--- START ---

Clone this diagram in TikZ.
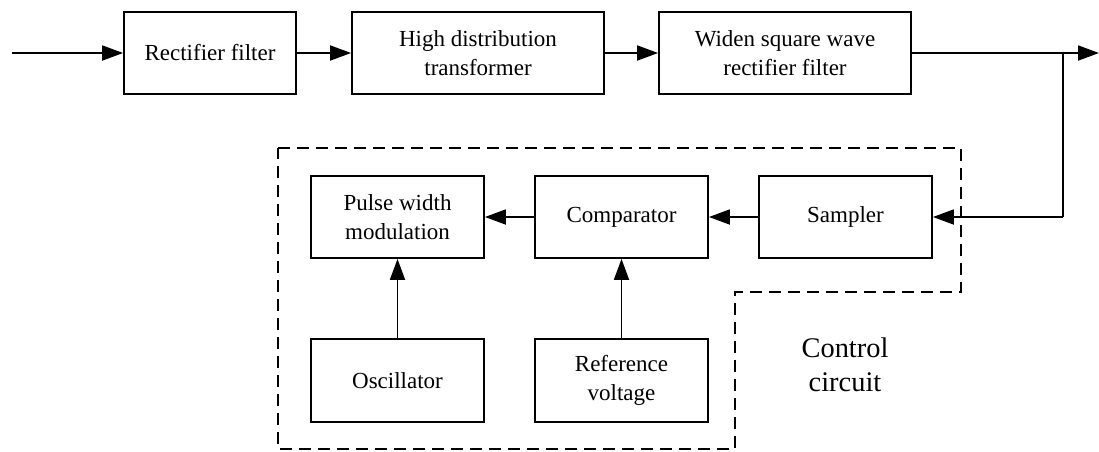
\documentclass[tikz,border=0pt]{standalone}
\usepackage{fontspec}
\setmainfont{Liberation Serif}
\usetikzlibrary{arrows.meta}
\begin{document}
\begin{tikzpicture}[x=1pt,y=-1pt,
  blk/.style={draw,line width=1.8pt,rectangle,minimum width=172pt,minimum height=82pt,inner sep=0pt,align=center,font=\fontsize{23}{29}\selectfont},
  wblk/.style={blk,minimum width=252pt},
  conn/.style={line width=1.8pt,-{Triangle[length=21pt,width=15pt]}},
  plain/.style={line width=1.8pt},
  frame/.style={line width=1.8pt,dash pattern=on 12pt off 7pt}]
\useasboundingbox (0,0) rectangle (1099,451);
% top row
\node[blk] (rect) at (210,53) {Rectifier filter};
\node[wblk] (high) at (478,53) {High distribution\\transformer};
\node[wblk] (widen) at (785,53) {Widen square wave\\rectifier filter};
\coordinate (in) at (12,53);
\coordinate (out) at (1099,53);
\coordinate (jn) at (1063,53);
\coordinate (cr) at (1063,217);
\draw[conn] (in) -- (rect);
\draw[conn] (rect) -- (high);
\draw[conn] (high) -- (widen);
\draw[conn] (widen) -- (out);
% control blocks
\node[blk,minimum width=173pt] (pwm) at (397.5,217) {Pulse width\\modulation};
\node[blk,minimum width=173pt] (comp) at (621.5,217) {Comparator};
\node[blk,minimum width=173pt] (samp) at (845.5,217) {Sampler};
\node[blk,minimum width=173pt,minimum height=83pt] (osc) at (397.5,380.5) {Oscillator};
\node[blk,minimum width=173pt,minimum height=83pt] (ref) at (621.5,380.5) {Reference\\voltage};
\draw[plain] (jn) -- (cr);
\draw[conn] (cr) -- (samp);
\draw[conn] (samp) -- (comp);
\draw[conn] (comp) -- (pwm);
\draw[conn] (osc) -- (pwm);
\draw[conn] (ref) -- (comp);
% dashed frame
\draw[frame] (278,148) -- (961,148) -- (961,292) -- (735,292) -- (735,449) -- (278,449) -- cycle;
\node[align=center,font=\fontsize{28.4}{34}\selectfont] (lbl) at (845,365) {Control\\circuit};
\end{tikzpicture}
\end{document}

--- END ---

> Description of the task
Exactly as written, return every line of the listing, but not the pictures.

> Exercise output
Clone this diagram in TikZ.
\documentclass[tikz,border=0pt]{standalone}
\usepackage{fontspec}
\setmainfont{Liberation Serif}
\usetikzlibrary{arrows.meta}
\begin{document}
\begin{tikzpicture}[x=1pt,y=-1pt,
  blk/.style={draw,line width=1.8pt,rectangle,minimum width=172pt,minimum height=82pt,inner sep=0pt,align=center,font=\fontsize{23}{29}\selectfont},
  wblk/.style={blk,minimum width=252pt},
  conn/.style={line width=1.8pt,-{Triangle[length=21pt,width=15pt]}},
  plain/.style={line width=1.8pt},
  frame/.style={line width=1.8pt,dash pattern=on 12pt off 7pt}]
\useasboundingbox (0,0) rectangle (1099,451);
% top row
\node[blk] (rect) at (210,53) {Rectifier filter};
\node[wblk] (high) at (478,53) {High distribution\\transformer};
\node[wblk] (widen) at (785,53) {Widen square wave\\rectifier filter};
\coordinate (in) at (12,53);
\coordinate (out) at (1099,53);
\coordinate (jn) at (1063,53);
\coordinate (cr) at (1063,217);
\draw[conn] (in) -- (rect);
\draw[conn] (rect) -- (high);
\draw[conn] (high) -- (widen);
\draw[conn] (widen) -- (out);
% control blocks
\node[blk,minimum width=173pt] (pwm) at (397.5,217) {Pulse width\\modulation};
\node[blk,minimum width=173pt] (comp) at (621.5,217) {Comparator};
\node[blk,minimum width=173pt] (samp) at (845.5,217) {Sampler};
\node[blk,minimum width=173pt,minimum height=83pt] (osc) at (397.5,380.5) {Oscillator};
\node[blk,minimum width=173pt,minimum height=83pt] (ref) at (621.5,380.5) {Reference\\voltage};
\draw[plain] (jn) -- (cr);
\draw[conn] (cr) -- (samp);
\draw[conn] (samp) -- (comp);
\draw[conn] (comp) -- (pwm);
\draw[conn] (osc) -- (pwm);
\draw[conn] (ref) -- (comp);
% dashed frame
\draw[frame] (278,148) -- (961,148) -- (961,292) -- (735,292) -- (735,449) -- (278,449) -- cycle;
\node[align=center,font=\fontsize{28.4}{34}\selectfont] (lbl) at (845,365) {Control\\circuit};
\end{tikzpicture}
\end{document}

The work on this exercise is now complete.